## Required work
Look through the material below. Copy each line that contains the string "matplotlib".

Start of Data

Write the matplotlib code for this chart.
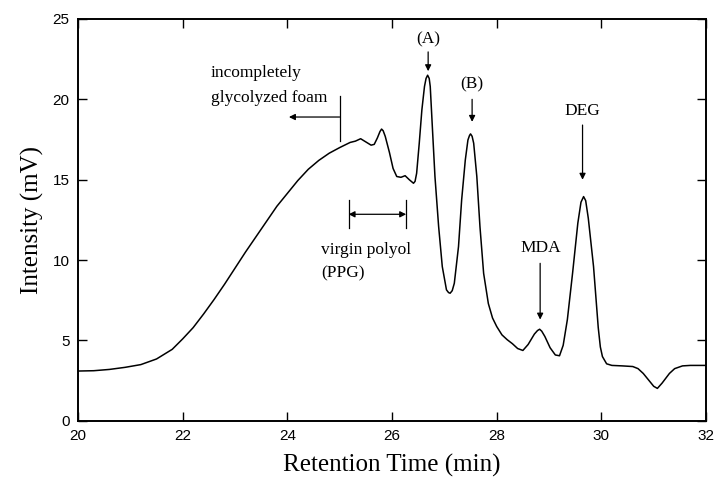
import matplotlib
matplotlib.use('Agg')
import matplotlib.pyplot as plt

# chromatogram
time_min = [
    20.0, 20.3, 20.6, 20.9, 21.2, 21.5, 21.8, 22.0, 22.2, 22.4, 22.6, 22.8,
    23.0, 23.2, 23.4, 23.6, 23.8, 24.0, 24.2, 24.4, 24.6, 24.8, 25.0, 25.2,
    25.3, 25.4, 25.5, 25.6, 25.66, 25.72, 25.77, 25.8, 25.83, 25.87, 25.91,
    25.95, 26.02, 26.09, 26.17, 26.25, 26.33, 26.41, 26.44, 26.47, 26.52,
    26.57, 26.62, 26.65, 26.68, 26.71, 26.73, 26.77, 26.82, 26.89, 26.96,
    27.04, 27.08, 27.11, 27.15, 27.19, 27.27, 27.33, 27.40, 27.45, 27.48,
    27.50, 27.53, 27.56, 27.62, 27.68, 27.75, 27.84, 27.92, 28.0, 28.1, 28.2,
    28.3, 28.4, 28.5, 28.6, 28.72, 28.78, 28.82, 28.86, 28.92, 29.02, 29.12,
    29.2, 29.27, 29.35, 29.45, 29.55, 29.61, 29.66, 29.70, 29.75, 29.85,
    29.94, 29.98, 30.02, 30.1, 30.2, 30.4, 30.6, 30.7, 30.8, 30.9, 31.0,
    31.07, 31.16, 31.3, 31.4, 31.55, 31.7, 32.0,
]
intensity = [
    3.10, 3.12, 3.20, 3.33, 3.50, 3.85, 4.45, 5.10, 5.80, 6.65, 7.55, 8.50,
    9.50, 10.50, 11.45, 12.40, 13.35, 14.15, 14.95, 15.65, 16.20, 16.65, 17.00,
    17.32, 17.40, 17.55, 17.35, 17.15, 17.20, 17.60, 18.00, 18.15, 18.05,
    17.70, 17.20, 16.70, 15.70, 15.20, 15.15, 15.25, 15.00, 14.78, 14.90,
    15.40, 17.27, 19.34, 20.80, 21.30, 21.50, 21.30, 20.80, 18.30, 15.20,
    12.10, 9.60, 8.15, 7.98, 7.94, 8.10, 8.56, 10.84, 13.74, 16.23, 17.47,
    17.75, 17.85, 17.70, 17.27, 15.20, 12.08, 9.18, 7.30, 6.40, 5.87, 5.35,
    5.05, 4.80, 4.50, 4.38, 4.75, 5.40, 5.62, 5.70, 5.58, 5.25, 4.55, 4.10,
    4.05, 4.70, 6.30, 9.20, 12.30, 13.60, 13.95, 13.70, 12.60, 9.60, 5.80,
    4.60, 4.00, 3.55, 3.45, 3.42, 3.38, 3.25, 2.95, 2.55, 2.15, 2.02, 2.35,
    2.95, 3.25, 3.42, 3.45, 3.45,
]

x_ticks = [20, 22, 24, 26, 28, 30, 32]
y_ticks = [0, 5, 10, 15, 20, 25]

serif = ['Liberation Serif', 'DejaVu Serif']
sans = ['Liberation Sans', 'DejaVu Sans']

fig = plt.figure(figsize=(7.19, 4.86), dpi=100)
ax = fig.add_axes([0.1085, 0.134, 0.8735, 0.827])
ax.plot(time_min, intensity, color='black', lw=1.1)

ax.set_xlim(20, 32)
ax.set_ylim(0, 25)
ax.set_xticks(x_ticks)
ax.set_yticks(y_ticks)
ax.tick_params(direction='in', length=6.5, width=1.0, top=True, right=True,
               labelsize=11, pad=6)
for lbl in ax.get_xticklabels() + ax.get_yticklabels():
    lbl.set_family(sans)
for sp in ax.spines.values():
    sp.set_linewidth(1.4)

ax.set_xlabel('Retention Time (min)', family=serif, fontsize=18, labelpad=8)
ax.set_ylabel('Intensity (mV)', family=serif, fontsize=18, labelpad=6)

arrow = dict(arrowstyle='-|>', color='black', lw=0.9,
             mutation_scale=9, shrinkA=0, shrinkB=0)
txt = dict(family=serif, fontsize=12.5)

# peak labels
ax.text(26.69, 23.7, '(A)', ha='center', va='center', **txt)
ax.annotate('', xy=(26.69, 21.75), xytext=(26.69, 22.95), arrowprops=arrow)
ax.text(27.53, 20.9, '(B)', ha='center', va='center', **txt)
ax.annotate('', xy=(27.53, 18.6), xytext=(27.53, 20.0), arrowprops=arrow)
ax.text(29.64, 19.3, 'DEG', ha='center', va='center', **txt)
ax.annotate('', xy=(29.64, 15.0), xytext=(29.64, 18.4), arrowprops=arrow)
ax.text(28.85, 10.75, 'MDA', ha='center', va='center', **txt)
ax.annotate('', xy=(28.83, 6.3), xytext=(28.83, 9.8), arrowprops=arrow)

# incompletely glycolyzed foam
ax.text(22.54, 21.65, 'incompletely', ha='left', va='center', **txt)
ax.text(22.54, 20.1, 'glycolyzed foam', ha='left', va='center', **txt)
ax.plot([25.0, 25.0], [17.4, 20.2], color='black', lw=0.9)
ax.annotate('', xy=(24.03, 18.9), xytext=(25.0, 18.9), arrowprops=arrow)

# virgin polyol range
ax.plot([25.17, 25.17], [12.0, 13.75], color='black', lw=0.9)
ax.plot([26.27, 26.27], [12.0, 13.75], color='black', lw=0.9)
ax.annotate('', xy=(25.17, 12.85), xytext=(26.27, 12.85),
            arrowprops=dict(arrowstyle='<|-|>', color='black', lw=0.9,
                            mutation_scale=9, shrinkA=0, shrinkB=0))
ax.text(24.64, 10.65, 'virgin polyol', ha='left', va='center', **txt)
ax.text(24.64, 9.2, '(PPG)', ha='left', va='center', **txt)

fig.savefig('out.png', dpi=100)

End of Data

## The output
Write the matplotlib code for this chart.
import matplotlib
matplotlib.use('Agg')
import matplotlib.pyplot as plt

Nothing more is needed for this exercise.